STORED DATA.

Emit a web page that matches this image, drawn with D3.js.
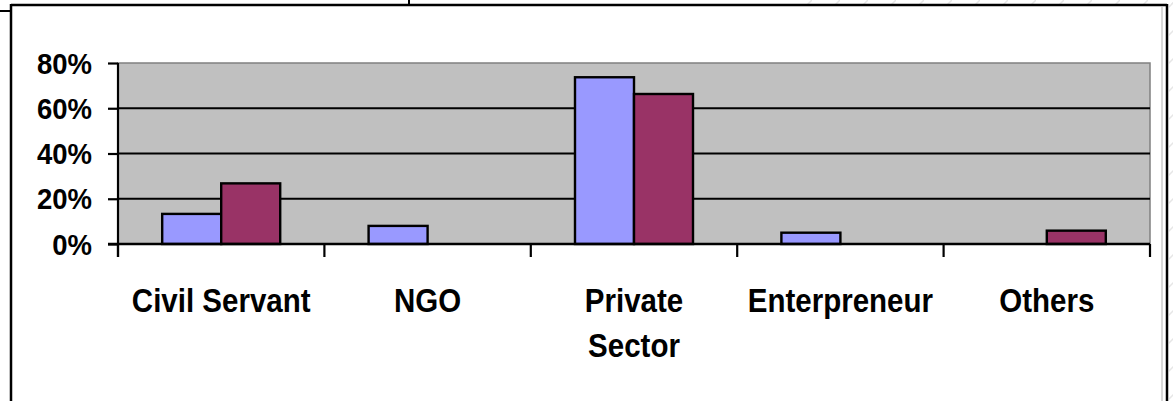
<!DOCTYPE html>
<html>
<head>
<meta charset="utf-8">
<script src="https://cdn.jsdelivr.net/npm/d3@7/dist/d3.min.js"></script>
<style>
  html, body { margin: 0; padding: 0; background: #fff; }
  svg { display: block; }
  text { font-family: "Liberation Sans", Arial, sans-serif; font-weight: bold; fill: #000; }
</style>
</head>
<body>
<svg id="chart" width="1173" height="401"></svg>
<script>
// ---- Data ----
const categories = ["Civil Servant", "NGO", "Private Sector", "Enterpreneur", "Others"];
const categoryLines = [["Civil Servant"], ["NGO"], ["Private", "Sector"], ["Enterpreneur"], ["Others"]];
const seriesNames = ["Series 1", "Series 2"];
const series1 = [0.133, 0.08, 0.737, 0.05, 0];
const series2 = [0.268, 0, 0.663, 0, 0.059];
const yTicks = [0, 0.2, 0.4, 0.6, 0.8];
const seriesColors = ["#9999FF", "#993366"];

const svg = d3.select("#chart");

// ---- faint hatch outside frame ----
const defs = svg.append("defs");
const pat = defs.append("pattern").attr("id", "hatch").attr("patternUnits", "userSpaceOnUse")
  .attr("width", 28).attr("height", 28);
pat.append("line").attr("x1", 0).attr("y1", 28).attr("x2", 28).attr("y2", 0)
  .attr("stroke", "#e6e6e6").attr("stroke-width", 1.5);
svg.append("rect").attr("x", 800).attr("y", 0).attr("width", 373).attr("height", 4).attr("fill", "url(#hatch)");
svg.append("rect").attr("x", 1169).attr("y", 0).attr("width", 4).attr("height", 401).attr("fill", "url(#hatch)");

// ---- outer frame ----
const frame = svg.append("g").attr("stroke", "#000").attr("fill", "none");
frame.append("line").attr("x1", 11).attr("y1", 5).attr("x2", 1167).attr("y2", 5).attr("stroke-width", 2.5);
frame.append("line").attr("x1", 11).attr("y1", 4).attr("x2", 11).attr("y2", 401).attr("stroke-width", 2.5);
frame.append("line").attr("x1", 1167).attr("y1", 4).attr("x2", 1167).attr("y2", 401).attr("stroke-width", 2.5);
frame.append("line").attr("x1", 0).attr("y1", 11).attr("x2", 11).attr("y2", 11).attr("stroke-width", 2);
frame.append("line").attr("x1", 409).attr("y1", 0).attr("x2", 409).attr("y2", 5).attr("stroke-width", 2);
svg.append("line").attr("x1", 1162).attr("y1", 7).attr("x2", 1162).attr("y2", 401)
  .attr("stroke", "#b0b0b0").attr("stroke-width", 1);

// ---- scales ----
const plot = { left: 118, right: 1150, top: 63, bottom: 244 };
const x = d3.scaleBand().domain(categories).range([plot.left, plot.right]).paddingInner(0).paddingOuter(0);
const xs = d3.scaleBand().domain(seriesNames).range([0, x.bandwidth()]).paddingInner(0).paddingOuter(0.749);
const y = d3.scaleLinear().domain([0, 0.8]).range([plot.bottom, plot.top]);

// plot background
svg.append("rect").attr("x", plot.left).attr("y", plot.top)
  .attr("width", plot.right - plot.left).attr("height", plot.bottom - plot.top)
  .attr("fill", "#C0C0C0").attr("stroke", "#808080").attr("stroke-width", 1.5);

// gridlines
svg.append("g").selectAll("line").data(yTicks.filter(d => d > 0 && d < 0.8)).join("line")
  .attr("x1", plot.left).attr("x2", plot.right)
  .attr("y1", d => y(d)).attr("y2", d => y(d))
  .attr("stroke", "#000").attr("stroke-width", 2.2);

// bars
const barData = [];
categories.forEach((c, i) => {
  [series1, series2].forEach((s, j) => {
    if (s[i] > 0) barData.push({ cat: c, ser: seriesNames[j], v: s[i], color: seriesColors[j] });
  });
});
svg.append("g").selectAll("rect").data(barData).join("rect")
  .attr("x", d => x(d.cat) + xs(d.ser))
  .attr("width", xs.bandwidth())
  .attr("y", d => y(d.v))
  .attr("height", d => y(0) - y(d.v))
  .attr("fill", d => d.color)
  .attr("stroke", "#000").attr("stroke-width", 2.4);

// y axis
const yAxis = svg.append("g").attr("transform", `translate(${plot.left},0)`)
  .call(d3.axisLeft(y).tickValues(yTicks).tickFormat(d3.format(".0%")).tickSize(10).tickPadding(16));
yAxis.select(".domain").remove();
yAxis.selectAll(".tick line").attr("stroke", "#000").attr("stroke-width", 2.2);
yAxis.selectAll(".tick text")
  .attr("font-size", 27.5).attr("font-family", "Liberation Sans, Arial, sans-serif")
  .attr("font-weight", "bold").attr("fill", "#000")
  .attr("x", null).attr("dy", null).attr("y", 0)
  .attr("transform", "translate(-26,10) scale(1,1.08)");
svg.append("line").attr("x1", plot.left).attr("x2", plot.left).attr("y1", plot.top).attr("y2", plot.bottom + 13)
  .attr("stroke", "#000").attr("stroke-width", 2.2);

// x axis line
svg.append("line").attr("x1", plot.left - 10).attr("x2", plot.right).attr("y1", plot.bottom).attr("y2", plot.bottom)
  .attr("stroke", "#000").attr("stroke-width", 2.5);

// boundary ticks
const bounds = categories.map(c => x(c)).concat([x.range()[1]]);
svg.append("g").selectAll("line").data(bounds).join("line")
  .attr("x1", d => d).attr("x2", d => d).attr("y1", plot.bottom).attr("y2", plot.bottom + 13)
  .attr("stroke", "#000").attr("stroke-width", 2.2);

// category labels
const xAxis = svg.append("g").attr("transform", `translate(0,${plot.bottom})`)
  .call(d3.axisBottom(x).tickSize(0).tickFormat(""));
xAxis.select(".domain").remove();
xAxis.selectAll(".tick").each(function (d, i) {
  const g = d3.select(this);
  categoryLines[i].forEach((ln, k) => {
    g.append("text").attr("text-anchor", "middle").attr("font-size", 29.5)
      .attr("transform", `translate(0,${68 + k * 45}) scale(1,1.1)`)
      .text(ln);
  });
});
</script>
</body>
</html>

WHAT IS REQUIRED. Write out the material above once more, exactly as it reads, with no pictures.

CORRECT RESPONSE.
Emit a web page that matches this image, drawn with D3.js.
<!DOCTYPE html>
<html>
<head>
<meta charset="utf-8">
<script src="https://cdn.jsdelivr.net/npm/d3@7/dist/d3.min.js"></script>
<style>
  html, body { margin: 0; padding: 0; background: #fff; }
  svg { display: block; }
  text { font-family: "Liberation Sans", Arial, sans-serif; font-weight: bold; fill: #000; }
</style>
</head>
<body>
<svg id="chart" width="1173" height="401"></svg>
<script>
// ---- Data ----
const categories = ["Civil Servant", "NGO", "Private Sector", "Enterpreneur", "Others"];
const categoryLines = [["Civil Servant"], ["NGO"], ["Private", "Sector"], ["Enterpreneur"], ["Others"]];
const seriesNames = ["Series 1", "Series 2"];
const series1 = [0.133, 0.08, 0.737, 0.05, 0];
const series2 = [0.268, 0, 0.663, 0, 0.059];
const yTicks = [0, 0.2, 0.4, 0.6, 0.8];
const seriesColors = ["#9999FF", "#993366"];

const svg = d3.select("#chart");

// ---- faint hatch outside frame ----
const defs = svg.append("defs");
const pat = defs.append("pattern").attr("id", "hatch").attr("patternUnits", "userSpaceOnUse")
  .attr("width", 28).attr("height", 28);
pat.append("line").attr("x1", 0).attr("y1", 28).attr("x2", 28).attr("y2", 0)
  .attr("stroke", "#e6e6e6").attr("stroke-width", 1.5);
svg.append("rect").attr("x", 800).attr("y", 0).attr("width", 373).attr("height", 4).attr("fill", "url(#hatch)");
svg.append("rect").attr("x", 1169).attr("y", 0).attr("width", 4).attr("height", 401).attr("fill", "url(#hatch)");

// ---- outer frame ----
const frame = svg.append("g").attr("stroke", "#000").attr("fill", "none");
frame.append("line").attr("x1", 11).attr("y1", 5).attr("x2", 1167).attr("y2", 5).attr("stroke-width", 2.5);
frame.append("line").attr("x1", 11).attr("y1", 4).attr("x2", 11).attr("y2", 401).attr("stroke-width", 2.5);
frame.append("line").attr("x1", 1167).attr("y1", 4).attr("x2", 1167).attr("y2", 401).attr("stroke-width", 2.5);
frame.append("line").attr("x1", 0).attr("y1", 11).attr("x2", 11).attr("y2", 11).attr("stroke-width", 2);
frame.append("line").attr("x1", 409).attr("y1", 0).attr("x2", 409).attr("y2", 5).attr("stroke-width", 2);
svg.append("line").attr("x1", 1162).attr("y1", 7).attr("x2", 1162).attr("y2", 401)
  .attr("stroke", "#b0b0b0").attr("stroke-width", 1);

// ---- scales ----
const plot = { left: 118, right: 1150, top: 63, bottom: 244 };
const x = d3.scaleBand().domain(categories).range([plot.left, plot.right]).paddingInner(0).paddingOuter(0);
const xs = d3.scaleBand().domain(seriesNames).range([0, x.bandwidth()]).paddingInner(0).paddingOuter(0.749);
const y = d3.scaleLinear().domain([0, 0.8]).range([plot.bottom, plot.top]);

// plot background
svg.append("rect").attr("x", plot.left).attr("y", plot.top)
  .attr("width", plot.right - plot.left).attr("height", plot.bottom - plot.top)
  .attr("fill", "#C0C0C0").attr("stroke", "#808080").attr("stroke-width", 1.5);

// gridlines
svg.append("g").selectAll("line").data(yTicks.filter(d => d > 0 && d < 0.8)).join("line")
  .attr("x1", plot.left).attr("x2", plot.right)
  .attr("y1", d => y(d)).attr("y2", d => y(d))
  .attr("stroke", "#000").attr("stroke-width", 2.2);

// bars
const barData = [];
categories.forEach((c, i) => {
  [series1, series2].forEach((s, j) => {
    if (s[i] > 0) barData.push({ cat: c, ser: seriesNames[j], v: s[i], color: seriesColors[j] });
  });
});
svg.append("g").selectAll("rect").data(barData).join("rect")
  .attr("x", d => x(d.cat) + xs(d.ser))
  .attr("width", xs.bandwidth())
  .attr("y", d => y(d.v))
  .attr("height", d => y(0) - y(d.v))
  .attr("fill", d => d.color)
  .attr("stroke", "#000").attr("stroke-width", 2.4);

// y axis
const yAxis = svg.append("g").attr("transform", `translate(${plot.left},0)`)
  .call(d3.axisLeft(y).tickValues(yTicks).tickFormat(d3.format(".0%")).tickSize(10).tickPadding(16));
yAxis.select(".domain").remove();
yAxis.selectAll(".tick line").attr("stroke", "#000").attr("stroke-width", 2.2);
yAxis.selectAll(".tick text")
  .attr("font-size", 27.5).attr("font-family", "Liberation Sans, Arial, sans-serif")
  .attr("font-weight", "bold").attr("fill", "#000")
  .attr("x", null).attr("dy", null).attr("y", 0)
  .attr("transform", "translate(-26,10) scale(1,1.08)");
svg.append("line").attr("x1", plot.left).attr("x2", plot.left).attr("y1", plot.top).attr("y2", plot.bottom + 13)
  .attr("stroke", "#000").attr("stroke-width", 2.2);

// x axis line
svg.append("line").attr("x1", plot.left - 10).attr("x2", plot.right).attr("y1", plot.bottom).attr("y2", plot.bottom)
  .attr("stroke", "#000").attr("stroke-width", 2.5);

// boundary ticks
const bounds = categories.map(c => x(c)).concat([x.range()[1]]);
svg.append("g").selectAll("line").data(bounds).join("line")
  .attr("x1", d => d).attr("x2", d => d).attr("y1", plot.bottom).attr("y2", plot.bottom + 13)
  .attr("stroke", "#000").attr("stroke-width", 2.2);

// category labels
const xAxis = svg.append("g").attr("transform", `translate(0,${plot.bottom})`)
  .call(d3.axisBottom(x).tickSize(0).tickFormat(""));
xAxis.select(".domain").remove();
xAxis.selectAll(".tick").each(function (d, i) {
  const g = d3.select(this);
  categoryLines[i].forEach((ln, k) => {
    g.append("text").attr("text-anchor", "middle").attr("font-size", 29.5)
      .attr("transform", `translate(0,${68 + k * 45}) scale(1,1.1)`)
      .text(ln);
  });
});
</script>
</body>
</html>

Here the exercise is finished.